You have found the car of your dreams, carefully negotiated the final price and are ready to sign the purchase agreement. Pay careful attention here as there are any number of fees, taxes and charges that can drive up your overall cost. Certain expenses, including dealer extras, may be avoided. Here’s what you need to know about the typical fees when buying a car.
1. Destination charge. You usually cannot avoid the destination charge, what represents the cost of transferring a vehicle to the dealership. These costs vary, but typically range from $895 to $1,150, depending on the vehicle. When reviewing your contract, look for secondary charges that may indicate an additional delivery fee. Have that cost struck from your purchase agreement.
2. Title and registration. Fees related to acquiring the title and registering your vehicle with the state cannot be avoided. What you can avoid is doing the paperwork yourself. Let the dealer handle this matter; take note of the documentation fee — the cost of having the dealer handle this step for you. A $100 to $300 charge is within reason.
3. Sales tax. This will be your greatest “add on” expense when buying any car. Some states calculate the tax based on the final cost of your car. Other states calculate that cost based on your new car’s final cost minus your trade in. In some cases, you may end up paying your state a few thousand dollars in sales tax.

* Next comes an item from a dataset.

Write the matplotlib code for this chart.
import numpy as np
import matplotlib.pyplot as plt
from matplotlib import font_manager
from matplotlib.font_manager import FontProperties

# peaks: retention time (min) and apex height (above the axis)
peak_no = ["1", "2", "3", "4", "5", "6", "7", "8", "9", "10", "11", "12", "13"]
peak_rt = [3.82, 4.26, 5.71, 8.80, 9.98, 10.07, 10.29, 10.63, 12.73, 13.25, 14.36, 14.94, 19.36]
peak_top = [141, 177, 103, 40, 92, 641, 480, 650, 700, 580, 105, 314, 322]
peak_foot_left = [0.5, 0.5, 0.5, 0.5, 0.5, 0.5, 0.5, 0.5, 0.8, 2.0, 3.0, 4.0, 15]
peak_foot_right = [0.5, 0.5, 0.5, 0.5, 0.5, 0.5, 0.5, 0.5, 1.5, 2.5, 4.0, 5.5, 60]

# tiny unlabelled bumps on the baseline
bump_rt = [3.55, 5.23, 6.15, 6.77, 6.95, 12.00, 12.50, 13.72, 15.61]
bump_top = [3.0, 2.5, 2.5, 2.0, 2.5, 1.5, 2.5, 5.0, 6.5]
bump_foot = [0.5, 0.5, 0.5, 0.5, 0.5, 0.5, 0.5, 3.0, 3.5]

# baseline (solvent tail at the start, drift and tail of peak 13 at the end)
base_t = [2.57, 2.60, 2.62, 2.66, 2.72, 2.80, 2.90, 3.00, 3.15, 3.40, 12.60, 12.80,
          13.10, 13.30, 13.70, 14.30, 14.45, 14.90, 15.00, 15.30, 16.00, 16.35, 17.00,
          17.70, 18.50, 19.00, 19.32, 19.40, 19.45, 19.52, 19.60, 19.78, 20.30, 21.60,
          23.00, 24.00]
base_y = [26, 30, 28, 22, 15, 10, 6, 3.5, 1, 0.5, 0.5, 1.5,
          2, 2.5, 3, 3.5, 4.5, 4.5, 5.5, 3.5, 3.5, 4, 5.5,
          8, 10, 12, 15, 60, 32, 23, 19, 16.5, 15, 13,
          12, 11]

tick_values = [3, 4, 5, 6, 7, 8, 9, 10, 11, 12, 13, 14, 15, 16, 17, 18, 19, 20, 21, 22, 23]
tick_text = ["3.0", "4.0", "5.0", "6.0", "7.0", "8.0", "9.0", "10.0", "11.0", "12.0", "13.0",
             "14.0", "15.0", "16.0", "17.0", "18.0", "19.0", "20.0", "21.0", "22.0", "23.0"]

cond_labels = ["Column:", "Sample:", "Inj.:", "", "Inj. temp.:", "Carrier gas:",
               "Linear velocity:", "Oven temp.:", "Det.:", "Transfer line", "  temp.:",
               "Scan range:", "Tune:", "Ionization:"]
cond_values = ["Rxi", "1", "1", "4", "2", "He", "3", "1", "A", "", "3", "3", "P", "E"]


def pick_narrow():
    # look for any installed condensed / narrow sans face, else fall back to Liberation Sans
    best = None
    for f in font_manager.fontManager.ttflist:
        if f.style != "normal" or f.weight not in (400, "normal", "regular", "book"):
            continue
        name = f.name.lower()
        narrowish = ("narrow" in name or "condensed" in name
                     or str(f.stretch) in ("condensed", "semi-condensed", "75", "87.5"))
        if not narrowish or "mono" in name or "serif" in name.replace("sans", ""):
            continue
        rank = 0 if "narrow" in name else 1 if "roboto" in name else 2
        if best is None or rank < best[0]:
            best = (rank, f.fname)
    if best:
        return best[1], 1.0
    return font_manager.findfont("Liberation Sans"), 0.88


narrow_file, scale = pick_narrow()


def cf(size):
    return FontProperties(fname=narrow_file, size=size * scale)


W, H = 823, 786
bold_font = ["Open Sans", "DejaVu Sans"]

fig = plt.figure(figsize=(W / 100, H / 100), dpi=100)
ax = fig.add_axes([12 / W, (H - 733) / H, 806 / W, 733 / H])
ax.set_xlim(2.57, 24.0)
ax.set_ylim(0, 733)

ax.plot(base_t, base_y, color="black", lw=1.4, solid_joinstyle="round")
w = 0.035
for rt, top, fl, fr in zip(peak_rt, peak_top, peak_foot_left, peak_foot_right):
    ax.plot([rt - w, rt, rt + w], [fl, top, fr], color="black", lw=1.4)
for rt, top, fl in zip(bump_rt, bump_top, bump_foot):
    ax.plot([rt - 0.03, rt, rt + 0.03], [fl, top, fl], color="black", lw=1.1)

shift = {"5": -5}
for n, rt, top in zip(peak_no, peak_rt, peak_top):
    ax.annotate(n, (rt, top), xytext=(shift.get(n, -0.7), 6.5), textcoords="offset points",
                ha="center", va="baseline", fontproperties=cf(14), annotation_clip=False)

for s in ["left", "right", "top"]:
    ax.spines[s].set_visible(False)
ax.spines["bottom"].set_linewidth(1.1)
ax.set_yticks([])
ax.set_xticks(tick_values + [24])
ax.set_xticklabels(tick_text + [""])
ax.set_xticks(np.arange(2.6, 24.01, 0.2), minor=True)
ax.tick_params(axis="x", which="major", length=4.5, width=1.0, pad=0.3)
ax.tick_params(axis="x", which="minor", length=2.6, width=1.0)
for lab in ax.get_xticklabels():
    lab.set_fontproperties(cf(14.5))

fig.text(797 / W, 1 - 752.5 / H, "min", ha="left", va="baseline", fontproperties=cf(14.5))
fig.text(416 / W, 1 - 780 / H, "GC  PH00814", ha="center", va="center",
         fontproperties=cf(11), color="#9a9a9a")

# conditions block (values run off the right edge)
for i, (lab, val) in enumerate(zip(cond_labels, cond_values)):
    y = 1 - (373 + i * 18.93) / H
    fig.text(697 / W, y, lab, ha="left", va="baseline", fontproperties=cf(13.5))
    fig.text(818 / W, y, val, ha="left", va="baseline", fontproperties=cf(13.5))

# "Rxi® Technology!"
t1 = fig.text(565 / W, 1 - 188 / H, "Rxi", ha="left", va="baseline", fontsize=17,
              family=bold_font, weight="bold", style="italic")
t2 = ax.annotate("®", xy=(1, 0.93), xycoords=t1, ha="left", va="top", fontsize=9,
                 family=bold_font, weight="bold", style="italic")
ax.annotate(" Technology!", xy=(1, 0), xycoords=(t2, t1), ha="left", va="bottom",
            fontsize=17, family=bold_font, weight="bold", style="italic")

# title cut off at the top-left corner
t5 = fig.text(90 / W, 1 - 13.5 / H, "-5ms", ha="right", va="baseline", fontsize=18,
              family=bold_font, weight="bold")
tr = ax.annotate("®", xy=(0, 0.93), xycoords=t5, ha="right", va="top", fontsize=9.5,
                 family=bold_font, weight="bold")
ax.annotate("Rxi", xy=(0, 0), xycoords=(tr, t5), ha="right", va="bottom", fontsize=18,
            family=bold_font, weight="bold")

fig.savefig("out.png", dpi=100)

4. Dealer markup. You may have negotiated the best price you could for your new vehicle and feel that you have come out a winner. Then, you look closer at the purchase agreement and see a “dealer markup” charge. That’s an expense a dealer may try to pass on to you, especially for a high-demand vehicle. Contest this fee or at least negotiate for a lowered cost.
5. Advertising charge. Who knew that you might have to pay for an advertising surcharge? Dealer associations may charge the dealership for a local advertising initiative, one that the dealer may pass on to you. You may be able to get this cost removed from your contract, but not always.
6. Dealer preparation. Your dealer may pass on the cost of preparing the car for sale to you. So-called “dealer prep” means removing the protectant and the coverings required to safely transport a new vehicle from the factory to the dealer. This cost should be removed from your contract as manufacturers routinely reimburse dealers for the cost.
7. Disability insurance. Agree only to this type of insurance if you don’t have it through your employer. What it offers is coverage for your car payments while you are unable to work. Chances are you can find this insurance elsewhere for a more reasonable cost.
8. Credit life insurance. If you die, then your survivors can pay off your loan with credit life insurance. It is term life insurance or what expires once you have made your final car payment. Ensure that the coverage is sufficient and inexpensive.
9. Dealer upgrades. There are a number of services and add ons that your dealer will be happy to tack on. For instance, if you request heated seats for a vehicle without them, you will pay that cost. Don’t agree to undercoating, VIN etching, paint sealant or fabric protection. Undercoating is already done at the factory level. The other services you can do yourself and for little cost.
10. Extended warranty. Should or should you not buy an extended warranty? Consider getting one if you plan to keep your car for many years or well beyond the time limit for the bumper to bumper and powertrain warranties. What you should know is that the best warranties are backed by the manufacturer directly or through a third-party source approved by the manufacturer. You also do not need to rush your decision here — you can sign up for a warranty later. Review your contract options and choose the warranty plan that is best for you.
Fees and Considerations
If you lease a new vehicle, obtain GAP insurance. GAP or guaranteed auto protection insurance will protect you if your new vehicle is stolen or totaled. It fills in the gap between the vehicle’s residual value and the payments you owe on the vehicle. This is a worthwhile expense that can save you thousands of dollars.